The move is part of an ongoing effort to improve productivity and absorb pricing pressures. The job cuts are part of a company restructuring that includes the reallocation of production, which will close two sites in Switzerland and one in Italy. The company also plans to restructure its development organization "largely in Switzerland and the U.S.," according to the financial report.
"We are acting out of a position of strength," said CEO Joe Jimenez (photo) in the WSJ's "The Source" blog, which described the restructuring as a pre-emptive move rather than a reaction to market difficulties stemming from healthcare reform efforts.
The planned restructuring follows recent efforts "to optimize our manufacturing footprint," including the shutdown of a chemical operations site in Torre, Italy.

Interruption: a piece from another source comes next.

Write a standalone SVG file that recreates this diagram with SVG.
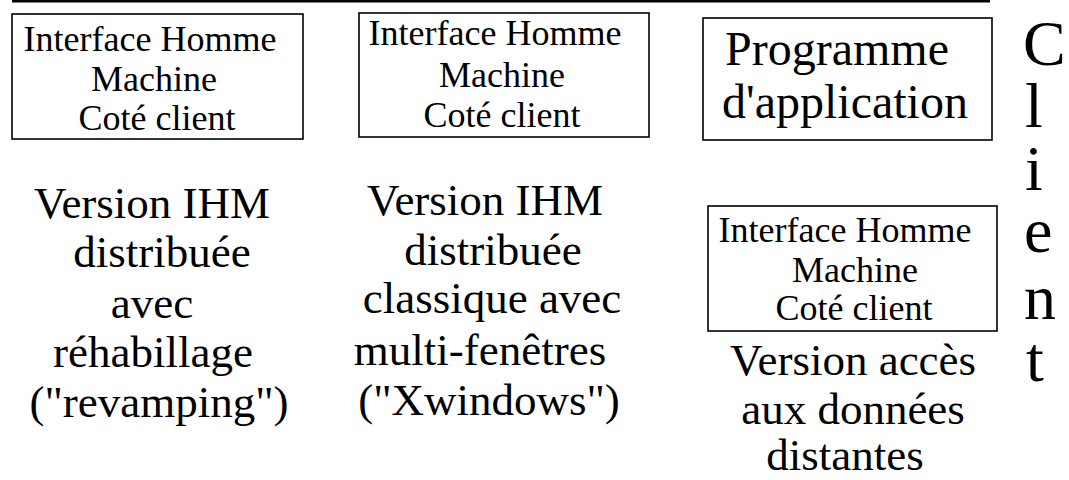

Plans also call for the closing of an OTC manufacturing site in Nyon, Switzerland, and a chemical operations site in Basel. The work will be distributed across the Novartis production network, the report says.
"With these steps we are reducing excess capacity and enabling the shift of strategic production to technology competence centers," according to the report. Analysts were generally receptive to the news, reports The Wall Street Journal.
Novartis will take a restructuring charge of about $300 million in the fourth quarter of 2011.